Code that draws figures:

--------

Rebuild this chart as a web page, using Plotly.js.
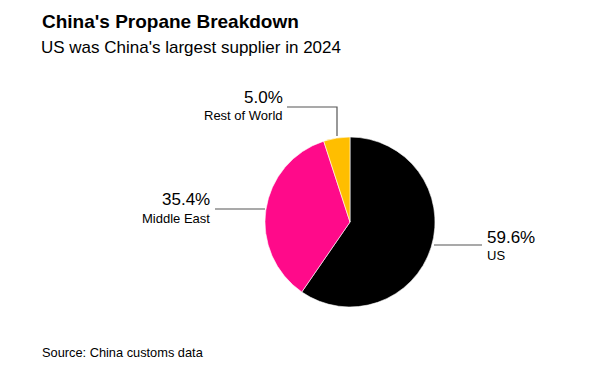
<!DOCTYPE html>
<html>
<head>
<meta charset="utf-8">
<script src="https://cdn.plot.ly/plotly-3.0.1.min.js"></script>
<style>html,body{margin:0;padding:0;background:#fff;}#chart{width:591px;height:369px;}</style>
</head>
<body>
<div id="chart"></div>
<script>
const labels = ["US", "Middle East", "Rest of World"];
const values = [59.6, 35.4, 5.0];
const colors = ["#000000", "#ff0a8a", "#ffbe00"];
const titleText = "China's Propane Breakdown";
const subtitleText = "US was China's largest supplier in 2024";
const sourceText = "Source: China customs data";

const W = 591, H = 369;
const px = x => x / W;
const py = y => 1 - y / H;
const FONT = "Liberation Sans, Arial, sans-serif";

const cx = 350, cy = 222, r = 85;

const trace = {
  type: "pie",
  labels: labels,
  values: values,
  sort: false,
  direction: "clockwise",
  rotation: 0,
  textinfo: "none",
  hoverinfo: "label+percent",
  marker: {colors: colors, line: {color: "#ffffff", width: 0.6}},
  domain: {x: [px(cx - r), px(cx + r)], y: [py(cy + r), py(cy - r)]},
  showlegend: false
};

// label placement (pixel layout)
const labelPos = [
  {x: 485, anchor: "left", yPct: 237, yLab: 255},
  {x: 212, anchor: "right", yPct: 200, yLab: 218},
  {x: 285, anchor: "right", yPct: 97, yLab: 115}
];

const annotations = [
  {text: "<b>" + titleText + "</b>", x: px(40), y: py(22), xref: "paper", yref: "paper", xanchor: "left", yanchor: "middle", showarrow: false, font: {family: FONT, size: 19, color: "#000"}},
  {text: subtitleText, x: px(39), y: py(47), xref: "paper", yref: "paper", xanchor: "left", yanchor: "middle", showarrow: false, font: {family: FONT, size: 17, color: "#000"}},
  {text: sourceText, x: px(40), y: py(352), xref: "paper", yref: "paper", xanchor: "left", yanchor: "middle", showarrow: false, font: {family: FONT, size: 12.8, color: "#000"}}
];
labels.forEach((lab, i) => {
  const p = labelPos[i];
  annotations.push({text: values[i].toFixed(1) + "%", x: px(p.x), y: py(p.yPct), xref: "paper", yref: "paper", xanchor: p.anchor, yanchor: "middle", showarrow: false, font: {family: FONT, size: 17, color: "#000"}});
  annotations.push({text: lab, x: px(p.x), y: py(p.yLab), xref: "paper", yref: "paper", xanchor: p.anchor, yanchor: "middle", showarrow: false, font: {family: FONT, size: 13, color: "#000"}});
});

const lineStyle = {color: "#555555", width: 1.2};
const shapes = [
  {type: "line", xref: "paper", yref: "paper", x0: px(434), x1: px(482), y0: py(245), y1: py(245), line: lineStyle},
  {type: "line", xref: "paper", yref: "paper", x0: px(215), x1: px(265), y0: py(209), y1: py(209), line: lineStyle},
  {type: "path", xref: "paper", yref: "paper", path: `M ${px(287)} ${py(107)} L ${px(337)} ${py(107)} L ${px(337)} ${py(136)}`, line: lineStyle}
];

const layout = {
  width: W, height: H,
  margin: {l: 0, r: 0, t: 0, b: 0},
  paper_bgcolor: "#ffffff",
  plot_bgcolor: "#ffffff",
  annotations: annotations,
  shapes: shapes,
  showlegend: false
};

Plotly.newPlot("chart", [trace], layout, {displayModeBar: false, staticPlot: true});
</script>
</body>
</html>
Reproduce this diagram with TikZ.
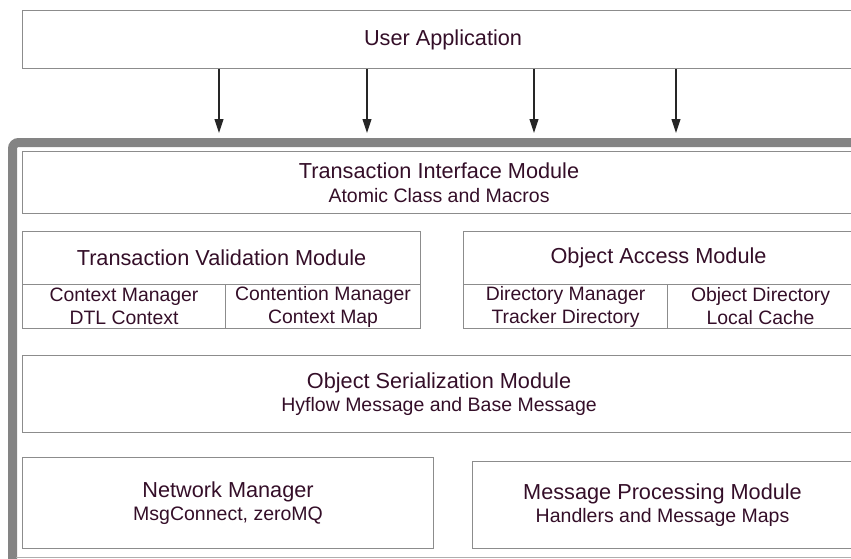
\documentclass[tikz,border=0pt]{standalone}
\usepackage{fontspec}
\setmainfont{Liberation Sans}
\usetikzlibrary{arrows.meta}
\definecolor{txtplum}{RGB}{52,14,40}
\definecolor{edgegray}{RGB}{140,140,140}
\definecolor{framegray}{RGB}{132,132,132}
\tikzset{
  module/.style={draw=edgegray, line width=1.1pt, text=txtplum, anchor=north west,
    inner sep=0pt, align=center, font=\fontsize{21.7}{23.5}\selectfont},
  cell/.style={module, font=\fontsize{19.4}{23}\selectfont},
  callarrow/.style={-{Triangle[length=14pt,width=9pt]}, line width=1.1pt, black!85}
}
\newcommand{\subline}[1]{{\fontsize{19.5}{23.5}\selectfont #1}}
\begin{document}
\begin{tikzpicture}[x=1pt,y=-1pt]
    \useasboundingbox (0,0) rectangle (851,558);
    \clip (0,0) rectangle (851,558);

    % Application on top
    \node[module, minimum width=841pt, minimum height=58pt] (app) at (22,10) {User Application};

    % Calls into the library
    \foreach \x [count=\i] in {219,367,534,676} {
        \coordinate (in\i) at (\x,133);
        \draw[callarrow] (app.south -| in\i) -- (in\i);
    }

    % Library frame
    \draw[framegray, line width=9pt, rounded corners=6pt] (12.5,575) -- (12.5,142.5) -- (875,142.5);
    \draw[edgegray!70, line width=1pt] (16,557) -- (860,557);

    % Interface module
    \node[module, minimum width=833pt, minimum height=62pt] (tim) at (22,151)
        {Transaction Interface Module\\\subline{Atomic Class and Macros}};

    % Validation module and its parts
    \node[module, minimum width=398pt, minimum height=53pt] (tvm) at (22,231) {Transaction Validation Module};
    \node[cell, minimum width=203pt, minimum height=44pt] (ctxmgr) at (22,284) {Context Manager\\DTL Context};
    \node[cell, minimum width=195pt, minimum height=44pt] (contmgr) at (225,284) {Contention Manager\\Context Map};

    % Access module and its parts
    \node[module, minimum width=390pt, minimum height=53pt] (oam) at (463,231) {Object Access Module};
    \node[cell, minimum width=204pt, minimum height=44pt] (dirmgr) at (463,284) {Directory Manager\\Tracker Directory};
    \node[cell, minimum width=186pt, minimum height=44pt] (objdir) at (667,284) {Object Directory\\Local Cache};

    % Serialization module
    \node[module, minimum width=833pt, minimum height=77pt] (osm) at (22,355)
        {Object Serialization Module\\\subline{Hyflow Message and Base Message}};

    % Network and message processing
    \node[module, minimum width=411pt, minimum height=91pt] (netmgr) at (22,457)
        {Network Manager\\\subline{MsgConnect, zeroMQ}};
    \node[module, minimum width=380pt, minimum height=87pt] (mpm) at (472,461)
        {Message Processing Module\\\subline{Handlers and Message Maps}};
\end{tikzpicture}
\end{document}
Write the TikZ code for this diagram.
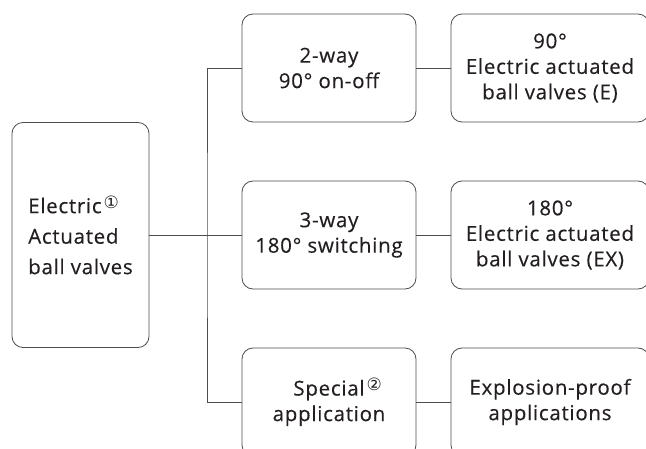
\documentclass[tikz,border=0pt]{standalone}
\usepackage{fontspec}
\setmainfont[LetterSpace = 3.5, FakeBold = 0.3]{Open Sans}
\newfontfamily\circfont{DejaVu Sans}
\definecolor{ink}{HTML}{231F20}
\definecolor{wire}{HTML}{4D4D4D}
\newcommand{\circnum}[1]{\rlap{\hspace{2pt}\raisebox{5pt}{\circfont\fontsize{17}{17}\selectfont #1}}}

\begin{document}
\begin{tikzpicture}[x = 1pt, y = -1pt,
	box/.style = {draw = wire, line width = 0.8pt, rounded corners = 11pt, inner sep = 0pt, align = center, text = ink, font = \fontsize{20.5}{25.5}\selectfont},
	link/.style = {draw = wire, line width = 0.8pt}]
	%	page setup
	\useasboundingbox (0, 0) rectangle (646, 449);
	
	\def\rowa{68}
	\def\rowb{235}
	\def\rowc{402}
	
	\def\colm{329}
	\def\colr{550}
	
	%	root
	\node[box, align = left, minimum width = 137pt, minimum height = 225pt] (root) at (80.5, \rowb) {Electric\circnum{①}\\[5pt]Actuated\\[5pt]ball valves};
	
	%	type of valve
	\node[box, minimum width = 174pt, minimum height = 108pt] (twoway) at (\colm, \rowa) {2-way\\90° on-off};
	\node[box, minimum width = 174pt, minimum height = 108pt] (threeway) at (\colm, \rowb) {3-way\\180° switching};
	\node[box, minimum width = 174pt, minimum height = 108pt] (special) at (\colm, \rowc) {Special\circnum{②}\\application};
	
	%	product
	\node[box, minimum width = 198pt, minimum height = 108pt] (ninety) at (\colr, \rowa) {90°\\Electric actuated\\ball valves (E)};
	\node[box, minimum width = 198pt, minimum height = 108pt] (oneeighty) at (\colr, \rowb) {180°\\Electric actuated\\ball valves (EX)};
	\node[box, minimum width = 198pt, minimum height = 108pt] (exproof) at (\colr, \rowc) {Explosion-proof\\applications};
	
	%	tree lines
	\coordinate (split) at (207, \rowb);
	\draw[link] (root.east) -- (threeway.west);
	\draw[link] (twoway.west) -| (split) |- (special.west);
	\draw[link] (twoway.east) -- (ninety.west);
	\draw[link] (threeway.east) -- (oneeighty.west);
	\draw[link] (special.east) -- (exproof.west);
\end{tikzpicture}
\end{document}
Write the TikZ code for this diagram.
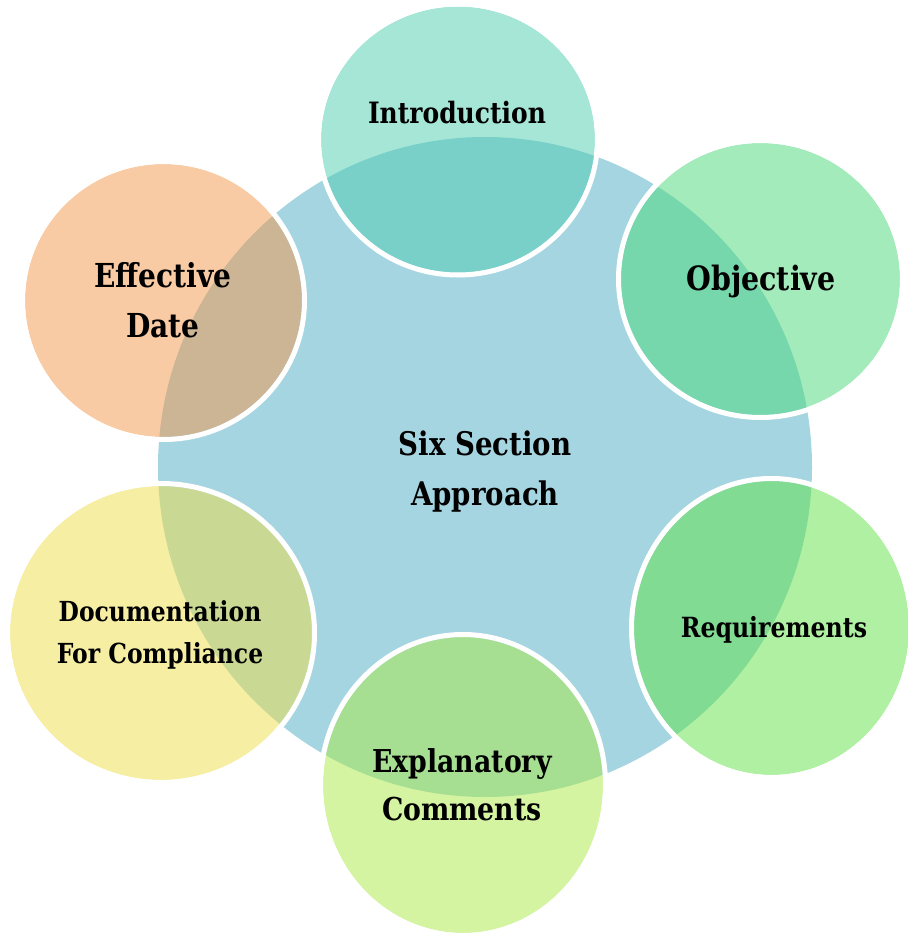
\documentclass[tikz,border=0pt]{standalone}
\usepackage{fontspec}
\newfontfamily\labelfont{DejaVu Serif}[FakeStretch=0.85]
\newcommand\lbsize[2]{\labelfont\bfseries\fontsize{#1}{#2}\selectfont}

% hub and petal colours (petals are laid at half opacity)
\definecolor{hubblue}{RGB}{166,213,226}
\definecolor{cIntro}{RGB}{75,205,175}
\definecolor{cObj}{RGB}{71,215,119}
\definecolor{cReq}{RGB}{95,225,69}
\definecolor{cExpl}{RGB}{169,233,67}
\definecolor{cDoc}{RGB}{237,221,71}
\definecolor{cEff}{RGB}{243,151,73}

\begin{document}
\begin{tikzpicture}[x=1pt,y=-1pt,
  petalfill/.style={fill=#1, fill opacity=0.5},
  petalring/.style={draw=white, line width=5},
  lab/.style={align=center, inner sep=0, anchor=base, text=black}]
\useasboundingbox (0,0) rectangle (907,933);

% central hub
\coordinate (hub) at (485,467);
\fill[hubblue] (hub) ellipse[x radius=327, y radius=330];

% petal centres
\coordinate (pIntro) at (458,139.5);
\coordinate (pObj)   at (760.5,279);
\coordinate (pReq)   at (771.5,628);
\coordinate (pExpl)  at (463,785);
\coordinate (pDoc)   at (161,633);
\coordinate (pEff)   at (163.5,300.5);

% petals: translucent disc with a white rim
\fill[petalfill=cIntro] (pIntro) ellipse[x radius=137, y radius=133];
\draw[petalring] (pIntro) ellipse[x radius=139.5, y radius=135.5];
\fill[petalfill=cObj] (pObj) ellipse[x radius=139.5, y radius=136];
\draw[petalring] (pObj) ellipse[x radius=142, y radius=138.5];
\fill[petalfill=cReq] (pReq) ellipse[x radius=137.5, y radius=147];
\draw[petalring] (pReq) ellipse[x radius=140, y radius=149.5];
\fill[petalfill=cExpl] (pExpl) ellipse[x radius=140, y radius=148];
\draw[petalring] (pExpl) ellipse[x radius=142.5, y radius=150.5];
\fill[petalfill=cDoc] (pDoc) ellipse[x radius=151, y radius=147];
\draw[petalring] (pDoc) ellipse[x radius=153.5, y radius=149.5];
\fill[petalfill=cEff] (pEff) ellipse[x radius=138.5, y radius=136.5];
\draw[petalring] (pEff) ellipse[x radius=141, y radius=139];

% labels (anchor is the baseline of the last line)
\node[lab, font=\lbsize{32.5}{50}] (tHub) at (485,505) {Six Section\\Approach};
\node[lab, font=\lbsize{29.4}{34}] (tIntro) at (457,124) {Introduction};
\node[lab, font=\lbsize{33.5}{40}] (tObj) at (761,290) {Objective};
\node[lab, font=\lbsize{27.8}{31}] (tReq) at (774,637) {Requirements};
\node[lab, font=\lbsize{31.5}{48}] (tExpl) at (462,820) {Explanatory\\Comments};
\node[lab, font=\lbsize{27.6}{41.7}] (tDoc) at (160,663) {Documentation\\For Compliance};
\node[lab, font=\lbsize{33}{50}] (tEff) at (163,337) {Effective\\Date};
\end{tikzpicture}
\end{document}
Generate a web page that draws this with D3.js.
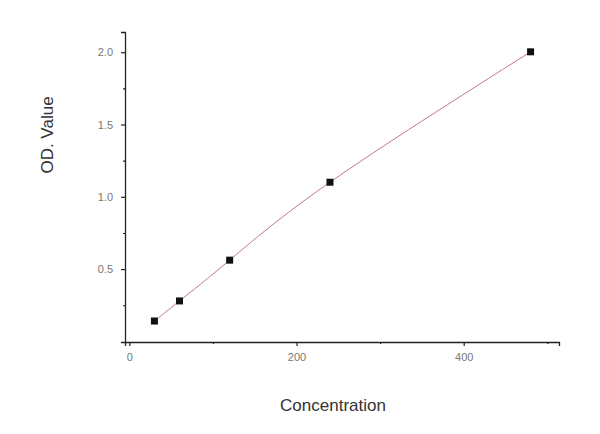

--------

Pictures are excluded; extract exactly the lines from the start of the data through the line that holds "const cx = 350, cy = 222, r = 85;", both ends included.

Rebuild this chart as a web page, using Plotly.js.
<!DOCTYPE html>
<html>
<head>
<meta charset="utf-8">
<script src="https://cdn.plot.ly/plotly-3.0.1.min.js"></script>
<style>html,body{margin:0;padding:0;background:#fff;}#chart{width:591px;height:369px;}</style>
</head>
<body>
<div id="chart"></div>
<script>
const labels = ["US", "Middle East", "Rest of World"];
const values = [59.6, 35.4, 5.0];
const colors = ["#000000", "#ff0a8a", "#ffbe00"];
const titleText = "China's Propane Breakdown";
const subtitleText = "US was China's largest supplier in 2024";
const sourceText = "Source: China customs data";

const W = 591, H = 369;
const px = x => x / W;
const py = y => 1 - y / H;
const FONT = "Liberation Sans, Arial, sans-serif";

const cx = 350, cy = 222, r = 85;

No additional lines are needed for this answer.